Jason Segel and Samara Weaving play an unhappily married couple named Dan and Lisa, who must pretend to be one happy couple for a weekend in the woods. Unknown to each other, they plan to kill each other. Just as he’s about to take out his wife, she gains the upper hand, and calls his bluff and stupidity. I’m surprised his friends weren’t the guys from “Horrible Bosses” at this point. And just as she’s about to kill him, he gains the upper hand.
Here are some motives for why they currently hate each other. He is a former filmmaker-turned commercial director, while she is a struggling actress. She calls his work “Pop Up Ads,” while he says her work isn’t “Broadway.” He tells her she’s always criticizing him, while she tells him he’s a decade older than her but is irresponsible and childish. Or it could be the insurance money to set one of them free from their pathos. There can be a lot of motives.
The plot changes course. Dan has his friend Henry (Jake Curran) coming in to help with the would-be slaying, but it doesn’t work out for him. And then comes two escaped convicted killers-Keith (Timothy Olyphant) and Todd (former UFC and Strikeforce fighter Keith Jardine) who aided by a dirty prison guard named Allegra (Juliette Lewis). She and Keith are in love, Todd is the big guy, and all of them hold Dan and Lisa hostage with nicknames Ron and Hermione. I think you know what these criminals’ motives are: money.

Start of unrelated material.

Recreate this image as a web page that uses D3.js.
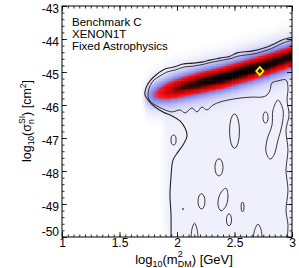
<!DOCTYPE html>
<html>
<head>
<meta charset="utf-8">
<script src="https://cdn.jsdelivr.net/npm/d3@7"></script>
<style>
body { margin: 0; background: #fff; }
svg text { font-family: "Liberation Sans", Arial, sans-serif; fill: #000; }
</style>
</head>
<body>
<svg id="chart" width="299" height="268"></svg>
<script>
// ridge of the posterior band (log10 m, log10 sigma)
var ridgeMass   = [1.70, 1.75, 1.80, 1.90, 2.00, 2.20, 2.40, 2.60, 2.80, 3.00];
var ridgeCentre = [-45.74, -45.72, -45.68, -45.58, -45.48, -45.31, -45.15, -44.95, -44.74, -44.51];
var ridgePeak   = [0, 0.22, 0.40, 0.62, 0.80, 0.95, 1.00, 1.00, 0.97, 0.93];
// faint plateau below the band
var floorMass  = [1.85, 1.93, 3.00];
var floorLevel = [0, 0.03, 0.03];

// benchmark point
var benchmark = [2.72, -44.97];

// outer contour
var outerContour = [[1.948,-50.05],[1.948,-49.33],[1.939,-48.73],[1.948,-48.18],[1.965,-47.67],[2.009,-47.42],
  [2.052,-47.21],[2.087,-46.94],[2.070,-46.70],[2.026,-46.48],[1.957,-46.33],[1.878,-46.21],[1.809,-46.06],
  [1.757,-45.88],[1.722,-45.70],[1.730,-45.48],[1.765,-45.27],[1.817,-45.09],[1.896,-44.91],[1.974,-44.85],
  [2.052,-44.76],[2.139,-44.73],[2.217,-44.70],[2.287,-44.64],[2.374,-44.58],[2.461,-44.52],[2.522,-44.42],
  [2.661,-44.36],[2.783,-44.24],[2.843,-44.15],[2.913,-44.03],[3.01,-43.94]];
// inner contour
var innerContour = [[3.01,-44.03],[2.922,-44.12],[2.852,-44.24],[2.791,-44.33],[2.670,-44.45],[2.530,-44.52],
  [2.470,-44.59],[2.383,-44.65],[2.296,-44.71],[2.226,-44.77],[2.148,-44.82],[2.061,-44.85],[1.983,-44.94],
  [1.913,-45.00],[1.852,-45.12],[1.800,-45.24],[1.765,-45.42],[1.748,-45.70],[1.765,-45.88],[1.826,-46.03],
  [1.896,-46.15],[1.957,-46.21],[2.026,-46.15],[2.070,-46.24],[2.130,-46.09],[2.174,-46.21],[2.217,-46.06],
  [2.261,-46.15],[2.313,-46.00],[2.374,-45.91],[2.443,-45.85],[2.548,-45.79],[2.652,-45.76],[2.739,-45.76],
  [2.783,-45.70],[2.809,-45.55],[2.826,-45.33],[2.878,-45.27],[2.948,-45.24],[2.965,-45.48],[2.957,-45.85],
  [2.974,-46.30],[2.948,-46.76],[2.965,-47.36],[2.948,-47.97],[2.965,-48.58],[2.948,-49.18],[2.965,-49.64],
  [2.957,-50.05]];
// small closed islands: centre mass, centre sigma, half width, half height
var islands = [[1.970,-47.06,0.022,0.15],[2.500,-46.79,0.043,0.52],[2.365,-47.89,0.035,0.26],
  [2.770,-46.38,0.022,0.17],[2.213,-48.92,0.030,0.23],[2.570,-49.09,0.013,0.15],[2.452,-49.48,0.022,0.18],
  [2.052,-49.15,0.004,0.02]];
var islandShapes = [
  [[2.878,-45.85],[2.922,-46.15],[2.913,-46.61],[2.878,-47.06],[2.843,-47.52],[2.809,-47.64],[2.774,-47.42],[2.783,-47.06],[2.826,-46.61],[2.835,-46.15]],
  [[2.426,-48.52],[2.443,-48.76],[2.426,-49.06],[2.383,-49.21],[2.357,-49.03],[2.374,-48.70]]
];
var arches = [
  [[2.122,-50.05],[2.130,-49.76],[2.152,-49.58],[2.174,-49.76],[2.183,-50.05]],
  [[2.661,-50.05],[2.678,-49.76],[2.704,-49.61],[2.730,-49.76],[2.739,-50.05]]
];

var xTicks = [1, 1.5, 2, 2.5, 3];
var yTicks = [-50, -49, -48, -47, -46, -45, -44, -43];
var notes = ["Benchmark C", "XENON1T", "Fixed Astrophysics"];

var margin = {top: 6, right: 7, bottom: 31, left: 62};
var w = 299 - margin.left - margin.right;
var h = 268 - margin.top - margin.bottom;

var svg = d3.select("#chart");
var g = svg.append("g").attr("transform", "translate(" + margin.left + "," + margin.top + ")");

var x = d3.scaleLinear().domain([1, 3]).range([0, w]);
var y = d3.scaleLinear().domain([-50, -43]).range([h, 0]);

svg.append("defs").append("clipPath").attr("id", "plotclip")
  .append("rect").attr("width", w).attr("height", h);

var plot = g.append("g").attr("clip-path", "url(#plotclip)");

// scales for the ridge
var centreAt = d3.scaleLinear().domain(ridgeMass).range(ridgeCentre).clamp(true);
var peakAt = d3.scaleLinear().domain(ridgeMass).range(ridgePeak).clamp(true);
var floorAt = d3.scaleLinear().domain(floorMass).range(floorLevel).clamp(true);

var colour = d3.scaleLinear()
  .domain([0, 0.03, 0.1, 0.22, 0.36, 0.48, 0.72, 0.9, 1])
  .range(["#ffffff", "#f0f0fc", "#d6d6f7", "#a8a8ef", "#7e7ee6", "#ff1010", "#c00000", "#300000", "#000000"])
  .clamp(true);

var dm = 0.02, ds = 0.05;
var cells = [];
d3.range(1, 3, dm).forEach(function(m) {
  var mc = m + dm / 2;
  var c = centreAt(mc), a = peakAt(mc), f = floorAt(mc);
  d3.range(-50, -43, ds).forEach(function(s) {
    var d = s + ds / 2 - c;
    var v = a * (0.72 * Math.exp(-d * d / (2 * 0.21 * 0.21)) + 0.28 * Math.exp(-d * d / (2 * 0.38 * 0.38)));
    if (d < 0) v += f;
    if (v > 0.004) cells.push({m: m, s: s, v: v});
  });
});

plot.append("g").selectAll("rect")
  .data(cells)
  .enter()
  .append("rect")
  .attr("x", function(d) { return x(d.m); })
  .attr("y", function(d) { return y(d.s + ds); })
  .attr("width", x(1 + dm) - x(1) + 0.5)
  .attr("height", y(-50) - y(-50 + ds) + 0.5)
  .attr("fill", function(d) { return colour(d.v); });

// contour lines
var openLine = d3.line().x(function(d) { return x(d[0]); }).y(function(d) { return y(d[1]); })
  .curve(d3.curveCatmullRom);
var loopLine = d3.line().x(function(d) { return x(d[0]); }).y(function(d) { return y(d[1]); })
  .curve(d3.curveCatmullRomClosed);
var lines = plot.append("g").attr("fill", "none").attr("stroke", "#222").attr("stroke-width", 0.9);

lines.append("path").attr("d", openLine(outerContour)).attr("stroke-width", 1.1);
lines.append("path").attr("d", openLine(innerContour));
arches.forEach(function(a) { lines.append("path").attr("d", openLine(a)); });
islandShapes.forEach(function(p) { lines.append("path").attr("d", loopLine(p)); });
lines.selectAll("ellipse")
  .data(islands)
  .enter()
  .append("ellipse")
  .attr("cx", function(d) { return x(d[0]); })
  .attr("cy", function(d) { return y(d[1]); })
  .attr("rx", function(d) { return x(d[0] + d[2]) - x(d[0]); })
  .attr("ry", function(d) { return y(d[1] - d[3]) - y(d[1]); });

// benchmark diamond
var bx = x(benchmark[0]), by = y(benchmark[1]);
g.append("path")
  .attr("d", "M" + bx + "," + (by - 4) + "L" + (bx + 3.5) + "," + by + "L" + bx + "," + (by + 4) + "L" + (bx - 3.5) + "," + by + "Z")
  .attr("fill", "none")
  .attr("stroke", "#ffff00")
  .attr("stroke-width", 1.8);

// axes
var xMinor = d3.range(1, 3.001, 0.05);
var yMinor = d3.range(-50, -42.999, 0.2);

function styleAxis(sel) {
  sel.select(".domain").remove();
  sel.selectAll("line").attr("stroke", "#000").attr("stroke-width", 0.8);
  sel.attr("font-family", null).attr("font-size", 12);
}

g.append("g").attr("transform", "translate(0," + h + ")")
  .call(d3.axisBottom(x).tickValues(xMinor).tickSize(-2.5).tickFormat(""))
  .call(styleAxis);
g.append("g")
  .call(d3.axisTop(x).tickValues(xMinor).tickSize(-2.5).tickFormat(""))
  .call(styleAxis);
g.append("g")
  .call(d3.axisLeft(y).tickValues(yMinor).tickSize(-2.5).tickFormat(""))
  .call(styleAxis);
g.append("g").attr("transform", "translate(" + w + ",0)")
  .call(d3.axisRight(y).tickValues(yMinor).tickSize(-2.5).tickFormat(""))
  .call(styleAxis);

g.append("g").attr("transform", "translate(0," + h + ")")
  .call(d3.axisBottom(x).tickValues(xTicks).tickSize(-5).tickPadding(1.5).tickFormat(d3.format("")))
  .call(styleAxis);
g.append("g")
  .call(d3.axisTop(x).tickValues(xTicks).tickSize(-5).tickFormat(""))
  .call(styleAxis);
var yAxis = g.append("g")
  .call(d3.axisLeft(y).tickValues(yTicks).tickSize(-5).tickPadding(3)
    .tickFormat(function(d) { return "-" + Math.abs(d); }))
  .call(styleAxis);
yAxis.selectAll("text").attr("dy", function(d) { return d === -50 ? "-0.1em" : "0.5em"; });
g.append("g").attr("transform", "translate(" + w + ",0)")
  .call(d3.axisRight(y).tickValues(yTicks).tickSize(-5).tickFormat(""))
  .call(styleAxis);

// frame
g.append("rect").attr("width", w).attr("height", h)
  .attr("fill", "none").attr("stroke", "#000").attr("stroke-width", 1);

// notes
g.selectAll(".note")
  .data(notes)
  .enter()
  .append("text")
  .attr("class", "note")
  .attr("x", 10)
  .attr("y", function(d, i) { return 20 + i * 11.8; })
  .attr("font-size", 11.5)
  .text(function(d) { return d; });

// x label
var xl = svg.append("text")
  .attr("x", 184)
  .attr("y", 264)
  .attr("text-anchor", "middle")
  .attr("font-size", 13);
xl.append("tspan").text("log");
xl.append("tspan").attr("font-size", 9).attr("dy", 3).text("10");
xl.append("tspan").attr("dy", -3).text("(m");
xl.append("tspan").attr("font-size", 9).attr("dy", 3).text("DM");
xl.append("tspan").attr("font-size", 9).attr("dx", -14).attr("dy", -10).text("2");
xl.append("tspan").attr("dx", 9).attr("dy", 7).text(") [GeV]");

// y label
var yl = svg.append("text")
  .attr("transform", "translate(31,121) rotate(-90)")
  .attr("text-anchor", "middle")
  .attr("font-size", 12.5);
yl.append("tspan").text("log");
yl.append("tspan").attr("font-size", 8.5).attr("dy", 3).text("10");
yl.append("tspan").attr("dy", -3).text("(\u03c3");
yl.append("tspan").attr("font-size", 8.5).attr("dy", 3).text("n");
yl.append("tspan").attr("font-size", 8.5).attr("dx", -4.7).attr("dy", -9).text("SI");
yl.append("tspan").attr("dy", 6).text(") [cm");
yl.append("tspan").attr("font-size", 8.5).attr("dy", -5).text("2");
yl.append("tspan").attr("dy", 5).text("]");
</script>
</body>
</html>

Wirkola is credited as an executive producer of “Over Your Dead Body,” while Jorma Taccone of The Lonely Island is the new director. Weaving is no stranger to dodging killers (I think the “Ready or Not” movies have established that), while Olyphant and Lewis have respectively played killers before (the best for him in “Scream 2,” and the best for her in “Natural Born Killers”), so they all fit well with the genre. And Segel specializes in different kinds of comedies (from “Knocked Up” and “Forgetting Sarah Marshall” to the hit AppleTV series “Shrinking”), so he’s required to add some slapstick and awkwardness to help elevate the humor level. And they, along with Jardine and Paul Guilfoyle (as Dan’s war vet retiree father), have the kind of dialogue that keeps on biting. It’s all within the attitude of the movie, and maybe it works as a therapy for the couple.

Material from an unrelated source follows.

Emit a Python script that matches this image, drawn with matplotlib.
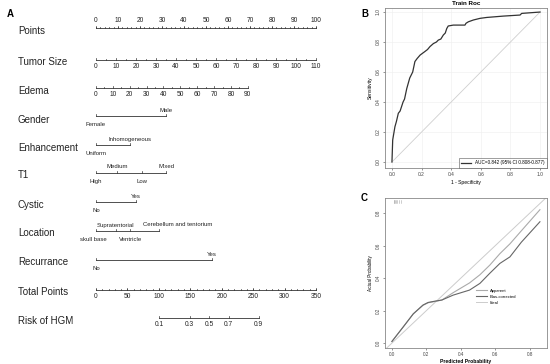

A would-be rape scene is uncomfortable to watch, especially by today’s standards, but it doesn’t go into fruition nor does it last as long as in “Irreversible.” The story goes all over the place, where we get the characters, and the “6 Hours Earlier” or “3 Days Earlier” cards, and I guess every perspective matters. And there’s a lot of gore that usually divides moviegoers based on their taste in the genre. It’s the kind where you go: “Ewww” or “Owww,” and therefore, you know you’re in for a fun time. Or this could be reading the “How to Make a Violent Movie” book.